Огнем, штыком и лестью. Мировые войны и их националистическая интерпретация в Прибалтике - страница 25



* * *

Накануне неизбежного драматического столкновения СССР и Германии, отсроченного в августе-сентябре 1939 г., Прибалтика оказалась в советской «сфере интересов», что на практике означало готовность СССР настоять на заключении со странами региона договоров о взаимопомощи для охраны их границ наряду со своими, с использованием ограниченных контингентов РККА и КБФ. Первоначально секретные договоренности были достигнуты в следующей формулировке: «В случае территориально-политического переустройства областей, входящих в состав Прибалтийских государств (Финляндия, Эстония, Латвия, Литва), северная граница Литвы одновременно является границей сфер интересов Германии и СССР. При этом интересы Литвы по отношению к Виленской области признаются обеими сторонами».[125]

После достижения советско-германских договоренностей, включавших в себя распределение зон влияния в Прибалтике, и начала Второй мировой войны одним из аспектов «размежевания» в регионе стал «вопрос балтийских немцев». Сталинское руководство считало важным маркером соблюдения Берлином секретных договоренностей его активность по эвакуации немецкой диаспоры из Эстонии и Латвии. В среде балтийских немцев были сильны симпатии к национал-социалистам, действовала разветвленная сеть организаций, связанных с НСДАП, германской военной и политической разведкой. Как отмечается в современной латышской историографии, под контролем или сильным воздействием нацистов находились «Балтийское братство», «Балтийское объединение», «Немецкое культурное общество», «Народное объединение балтийских немцев в Латвии». Большое влияние на воспитание молодежи немецкого происхождения и распространение нацистской пропаганды оказывала группа адвоката Э. Крёгера, который лично участвовал в слетах НСДАП в Германии и сотрудничал с немецкими спецслужбами.[126] Латвийское руководство в конце 1930-х гг. занимало противоречивую позицию в отношении активности балтийских немцев: с одной стороны, ставилась задача по снижению их влияния на общество и экономику страны (при этом Полит управление внимательно следило за умонастроениями в местной немецкой среде), с другой стороны, реальных действий по преследованию пронацистских организаций и агитаторов не велось из-за опасений «внешнеполитических осложнений».[127]
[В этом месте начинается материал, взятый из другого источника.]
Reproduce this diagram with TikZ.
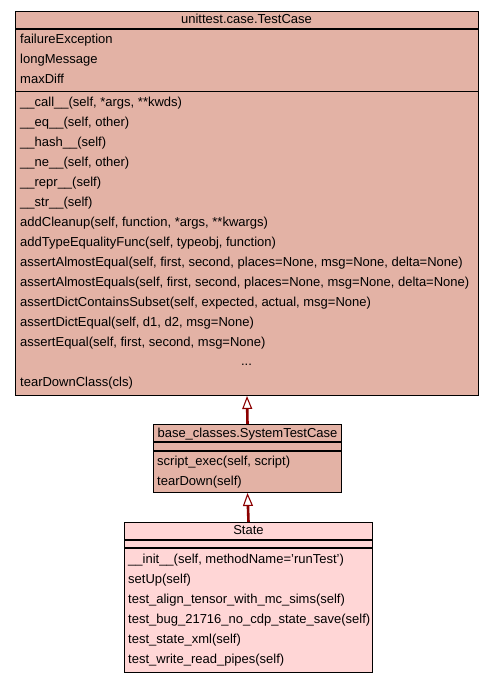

В воспоминаниях левого социал-демократа Яниса Гринвалдса ярко запечатлена картина засилья нацистов: «Покоя мне не давали увиденные летом 1939 г. немецкие демонстрации на Рижском взморье. В воскресное послеобеденное время прямо вдоль берега, вопреки запрету автомашинам ездить по пляжу, мимо нас проехали несколько германских машин со свастиками. Местные немцы бесновались в восторге, крича – хайль, хайль, Гитлер, хайль! Обнимались со слезами на глазах – слезами радости. Это было жуткое предостережение нам. Гитлер готовился прийти, и его ждали – больше чем верующие своего мессию. Мы не могли так спокойно ждать, как улманисовская клика. Наши собственные силы здесь не позволяли играть значительную роль. Надежды на спасение мы ожидали от Москвы».[128]
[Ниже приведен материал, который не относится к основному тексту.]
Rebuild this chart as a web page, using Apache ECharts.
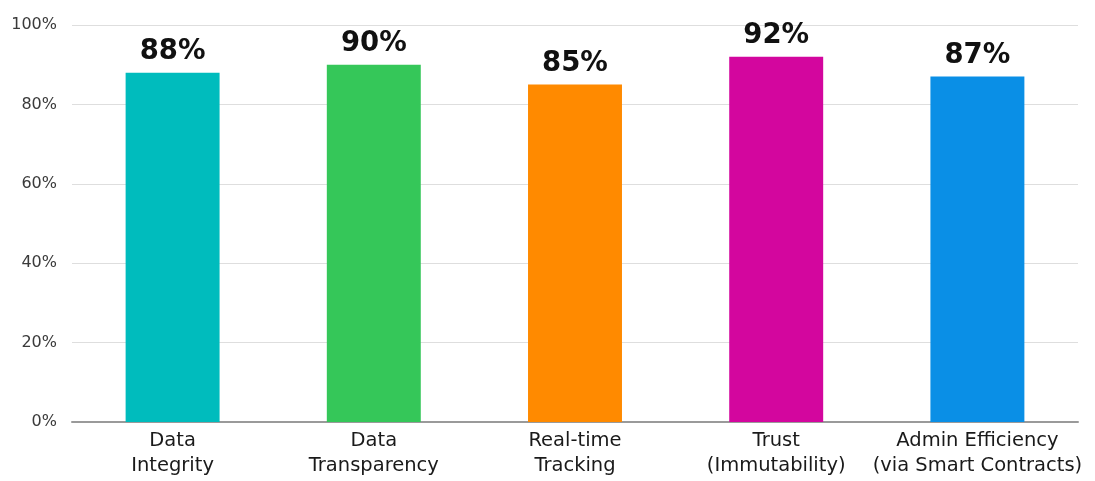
<!DOCTYPE html>
<html>
<head>
<meta charset="utf-8">
<script src="https://cdn.jsdelivr.net/npm/echarts@6/dist/echarts.min.js"></script>
<style>html,body{margin:0;padding:0;background:#fff}#c{width:1095px;height:481px}</style>
</head>
<body>
<div id="c"></div>
<script>
const categories = ["Data\nIntegrity", "Data\nTransparency", "Real-time\nTracking", "Trust\n(Immutability)", "Admin Efficiency\n(via Smart Contracts)"];
const values = [88, 90, 85, 92, 87];
const barColors = ["#00BCBD", "#35C759", "#FF8A00", "#D3069E", "#0A8FE6"];
const yTicks = [0, 20, 40, 60, 80, 100];

const chart = echarts.init(document.getElementById('c'), null, {renderer: 'canvas'});
chart.setOption({
  animation: false,
  grid: {left: 72, right: 17, top: 25, bottom: 59},
  xAxis: {
    type: 'category',
    data: categories,
    axisLine: {lineStyle: {color: '#9a9a9a', width: 2}},
    axisTick: {show: false},
    axisLabel: {
      color: '#1a1a1a', fontSize: 19.5, fontFamily: 'DejaVu Sans', lineHeight: 25,
      margin: 6, interval: 0
    }
  },
  yAxis: {
    type: 'value', min: 0, max: 100, interval: 20,
    axisLabel: {formatter: v => yTicks.includes(v) ? v + '%' : '', color: '#3a3a3a', fontSize: 16, fontFamily: 'DejaVu Sans', margin: 15},
    splitLine: {lineStyle: {color: '#dedede', width: 1}},
    axisLine: {show: false}, axisTick: {show: false}
  },
  series: [{
    type: 'bar',
    data: values.map((v, i) => ({value: v, itemStyle: {color: barColors[i]}})),
    barWidth: '46.7%',
    label: {
      show: true, position: 'top', distance: 7,
      formatter: p => p.value + '%',
      color: '#111', fontSize: 27.5, fontWeight: 'bold', fontFamily: 'DejaVu Sans'
    }
  }]
});
</script>
</body>
</html>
Встречные ожидания «еврейско-коммунистического террора» в отношении балтийских немцев, рассчитывавших на скорый приход нацистских войск, стали одним из поводов для решения Гитлера о репатриации. Другие мотивы были связаны с потребностями укрепления военно-экономического потенциала Рейха за счет «арийских» переселенцев, освоения захваченных земель на западе Польши и нежелания оставлять «своих» в странах, где сворачивалась зона влияния Германии в соответствии с секретным протоколом пакта Молотова – Риббентропа.